猫、G退治はできずとも 前足をちょこんと乗せ「そばにいるよ」
「猫の手も借りたい」なんてことわざに使われるほど、猫は身近な存在でありながら、役には立たない生き物の代表だったりします。
役に立たない、というと言い方がよくないですが、“働き手”という意味での役立たずということですよね。しかし、何らかの“役に立たないもの”がそばにないと、生きていけないのもまた人間。
でも、役に立たないように見えて、猫以外には務まらないのでは?というような難しいことを、サラリとこなしてしまうこともあったりする不思議な存在でもあります。
猫に「G」退治はできる?
まずは、役に立たなかった出来事から。先日、我が家に「G」が出たんです。ジャイアンツじゃありません。あの恐ろしい害虫の頭文字です。
白壁の我が家。キッチンの天井の隅に、黒点の違和感がありました。視界のほんの隅に。
もしやと、そこに焦点を合わせると……でたーーー出てしまった! ここ数年見ていなかったのに、ついに出たんです。
「キャァァアアアア!」
自分でも信じられないくらいのTHE 悲鳴が出ました。
2匹の猫も1歳の子どもも、一瞬時が止まっていましたが、私がGに背を向けて深呼吸していると、猫はまた寝て、子は遊びを再開していました。わりと冷静な面々です。

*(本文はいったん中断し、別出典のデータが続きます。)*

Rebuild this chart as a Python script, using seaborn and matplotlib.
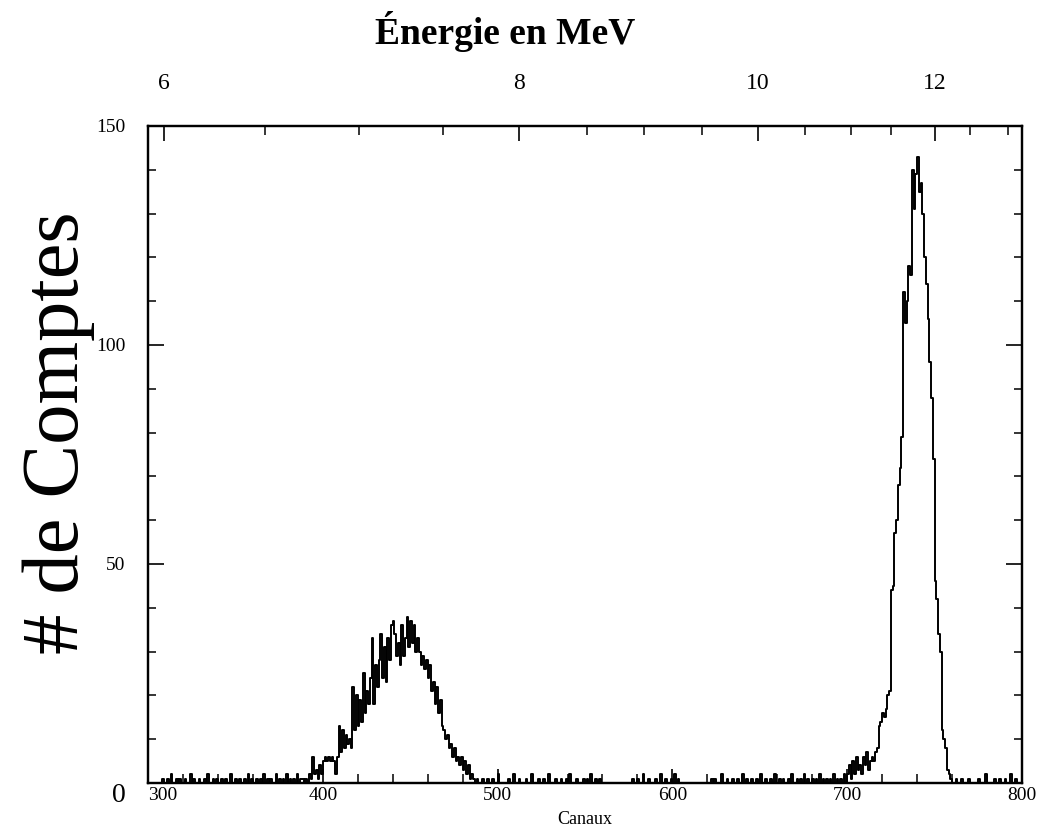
import numpy as np
import pandas as pd
import matplotlib
matplotlib.use("Agg")
import matplotlib.pyplot as plt
import seaborn as sns

# ---------------- data ----------------
channel_min, channel_max = 300, 800

left_peak_start = 390
left_peak_counts = [
    1, 0, 2, 1, 6, 2, 3, 1, 4, 2,
    5, 6, 5, 6, 5, 6, 5, 2, 6, 13,
    7, 12, 8, 11, 9, 10, 8, 22, 12, 20,
    13, 19, 14, 25, 16, 21, 18, 24, 33, 18,
    27, 22, 28, 34, 24, 31, 23, 33, 28, 36,
    37, 34, 29, 32, 27, 36, 29, 33, 38, 31,
    37, 32, 36, 30, 33, 30, 27, 29, 26, 28,
    24, 27, 21, 23, 18, 22, 16, 19, 13, 12,
    10, 11, 8, 9, 6, 8, 5, 6, 4, 6,
    3, 5, 2, 4, 1, 2, 1, 0, 1, 0,
]

right_peak_start = 700
right_peak_counts = [
    2, 4, 1, 5, 2, 6, 3, 4, 2, 6,
    4, 7, 3, 5, 6, 5, 7, 8, 13, 14,
    16, 15, 17, 20, 21, 44, 45, 57, 60, 68,
    72, 79, 112, 105, 110, 118, 116, 140, 131, 139,
    143, 135, 137, 130, 120, 114, 106, 96, 88, 74,
    46, 42, 34, 30, 12, 10, 8, 3, 2, 1,
]

noise_channels = [
    308, 311, 313, 316, 318, 321, 324, 326, 329, 332, 334, 337, 339, 342,
    344, 347, 350, 352, 355, 357, 359, 362, 364, 366, 368, 370, 373, 375,
    377, 379, 381, 383, 385, 387, 388,
    491, 494, 497, 500, 506, 509, 512, 516, 519, 523, 526, 529, 533, 536,
    539, 541, 545, 549, 551, 553, 556, 558, 577, 580, 583, 586, 590, 593,
    596, 599, 601, 603, 622, 624, 628, 631, 634, 637, 640, 642, 645, 648,
    650, 653, 656, 658, 661, 663, 666, 668, 671, 673, 675, 677, 680, 682,
    684, 686, 688, 690, 692, 694, 696, 698,
    762, 765, 769, 775, 779, 784, 787, 790, 793, 796,
]
noise_counts = [
    1, 1, 2, 1, 1, 1, 2, 1, 1, 1, 2, 1, 1, 1,
    1, 2, 1, 1, 1, 2, 1, 1, 1, 2, 1, 1, 2, 1,
    1, 2, 1, 1, 2, 1, 1,
    1, 1, 1, 2, 1, 2, 1, 1, 2, 1, 1, 2, 1, 1,
    1, 2, 1, 1, 1, 2, 1, 1, 1, 1, 2, 1, 1, 2,
    1, 1, 2, 1, 1, 1, 2, 1, 1, 1, 2, 1, 1, 1,
    2, 1, 1, 2, 1, 1, 1, 2, 1, 1, 2, 1, 1, 1,
    2, 1, 1, 1, 2, 1, 1, 2,
    1, 1, 1, 1, 2, 1, 1, 1, 2, 1,
]

x_major_ticks = [300, 400, 500, 600, 700, 800]
x_minor_step = 20
y_major_ticks = [0, 50, 100, 150]
y_minor_step = 10

energy_labels = ["6", "8", "10", "12"]
energy_label_channels = [309, 512, 649, 750]
energy_minor_channels = [367, 421, 469, 551, 584, 617, 676, 702, 725, 770, 792]

# ---------------- assemble the spectrum ----------------
channels = np.arange(channel_min, channel_max)
counts = np.zeros(len(channels))
for c, v in zip(noise_channels, noise_counts):
    counts[c - channel_min] = v
i0 = left_peak_start - channel_min
counts[i0:i0 + len(left_peak_counts)] = left_peak_counts
i1 = right_peak_start - channel_min
counts[i1:i1 + len(right_peak_counts)] = right_peak_counts
df = pd.DataFrame({"Canal": channels + 0.5, "Comptes": counts})

# ---------------- plot ----------------
sns.set_style("ticks")
plt.rcParams["font.family"] = ["Liberation Serif", "DejaVu Serif"]
plt.rcParams["text.color"] = "black"
plt.rcParams["axes.labelcolor"] = "black"
plt.rcParams["xtick.color"] = "black"
plt.rcParams["ytick.color"] = "black"

fig = plt.figure(figsize=(10.45, 8.31), dpi=100)
ax = fig.add_axes([0.1416, 0.0578, 0.8364, 0.7906])

sns.histplot(data=df, x="Canal", weights="Comptes",
             binwidth=1, binrange=(channel_min, channel_max),
             element="step", fill=False, color="black", linewidth=1.4, ax=ax)

ax.set_xlim(channel_min, channel_max)
ax.set_ylim(0, 150)
for s in ax.spines.values():
    s.set_visible(True)
    s.set_linewidth(1.6)
    s.set_color("black")

ax.set_xticks(x_major_ticks)
ax.set_xticks(np.arange(channel_min, channel_max + 1, x_minor_step), minor=True)
ax.set_yticks(y_major_ticks)
ax.set_yticks(np.arange(0, 151, y_minor_step), minor=True)

ax.tick_params(axis="x", which="major", direction="in", length=10, width=1.2,
               pad=3, labelsize=14, top=False, bottom=True)
ax.tick_params(axis="x", which="minor", direction="in", length=6.5, width=1.1,
               top=False, bottom=True)
ax.tick_params(axis="y", which="major", direction="in", length=11.5, width=1.2,
               pad=16, labelsize=14, left=True, right=True)
ax.tick_params(axis="y", which="minor", direction="in", length=6, width=1.1,
               left=True, right=True)

xl = ax.get_xticklabels()
xl[0].set_ha("left")
yl = ax.get_yticklabels()
yl[0].set_fontsize(20)
yl[0].set_va("top")

ax.set_xlabel("Canaux", fontsize=13, labelpad=5)
ax.set_ylabel("# de Comptes", fontsize=58)
ax.yaxis.label.set_va("center")
ax.yaxis.set_label_coords(-0.102, 0.533)

# top energy axis
ax2 = ax.twiny()
ax2.set_xlim(channel_min, channel_max)
ax2.set_xticks(energy_label_channels, labels=energy_labels)
ax2.set_xticks(energy_minor_channels, minor=True)
ax2.tick_params(axis="x", which="major", direction="in", length=11, width=1.2,
                pad=23, labelsize=17, colors="black")
ax2.tick_params(axis="x", which="minor", direction="in", length=6.5, width=1.1)
for s in ax2.spines.values():
    s.set_linewidth(1.6)
    s.set_color("black")

fig.text(505 / 1045, 1 - 32 / 831, "Énergie en MeV", ha="center", va="center",
         fontsize=27, fontweight="bold", color="black")

fig.savefig("out.png", dpi=100)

動きはないとはいえ、あいつと暮らすつもりも視界に入れておく気もない! どうにかしなければ……。
そういえば、猫を飼っている人の家では、猫がGをくわえてきて、飼い主が「ギャー!」と悲鳴をあげる、という出来事が起こると聞いたことがあります。Gっぽい猫のおもちゃもあるくらいなので、猫にとって、Gはちょうどいい獲物のはずなのです。
以前、我が家にヤモリが迷い込んできたとき、チョイチョイ触って、たぶん尻尾を切らせてしまったこともありました。
ヤモリにあれだけ興味があったのだから、Gにだって!
猫を見ると、サビ猫のあんずはテーブルの下、キジトラ猫のモモは座椅子で寝そべっています。つまり休めの姿勢で、獲物を捕るような雰囲気はみじんもありません。
ダメだろうなと分かりつつも、声をかけてみました。
「ちょっと猫ら~あそこにいるやつ、捕ってきてよー」
私が叫ぶ前まで爆睡していた猫ら。獲物に向かうどころか、体を起こすことすら面倒くさそうにダラけています。
仕方がないので、入浴中の夫に早めに出てきてもらって(気の毒)、殺虫剤でなんとかしました(省略)。
Gが夫に向かって来るなど、なかなかの大立ち回りがあったのですが、猫は「何かやってんなー……」みたいな顔をするだけで、「G」がいたことすら気づいていなかったかもしれません。
とはいえ、もし猫が近づいてきたら殺虫剤をそこら中に吹き付けることはできなかったし、邪魔しなかっただけよかったのかもしれません。
……ということにしましょう。
心のサポートに大いに役立つ猫
そんな場面においてはさっぱり役に立たないかと思えば、一方で大いに役立つこともあるのが猫。
G事件の数日後、闘病中だった親族に不幸がありました。覚悟していたとはいえ、突然のことで、涙が止まりませんでした。
すると、どこからともなくキジトラ猫のモモがやってきて、不思議そうに私の顔を覗き込みます。そして、お手々をそっと私の太ももに置いたのです。
その時は余裕がなくて、モモの優しさに反応することはできなかったけれど、後からモモの温かい前足のありがたさに気づいたのでした。
「何か悲しいことがあったの? 何もできないけれど、そばにいるよ」
まるで、モモがそう言っているような気がしました。思えば、猫たちは私が体調を崩してぐったりしているときも、辛い出来事に落ち込んでいるときも、ただそばにいてくれました。サビ猫のあんずも、普段は天真爛漫な暴れん坊ですが、そっと寄り添ってくれることもあります。
そんなとき、身近な人に元気づけてもらうこともあるけれど、物言わぬ猫だからこそ、そばにいてくれてよかったと思うこともあります。
猫はいつだって、私の心のサポートをしてくれていたんです。
猫は便利さにおいてはサッパリ役に立たないけれど、情緒の部分で、少なくとも飼い主にとってはなくてはならない存在なんですよね。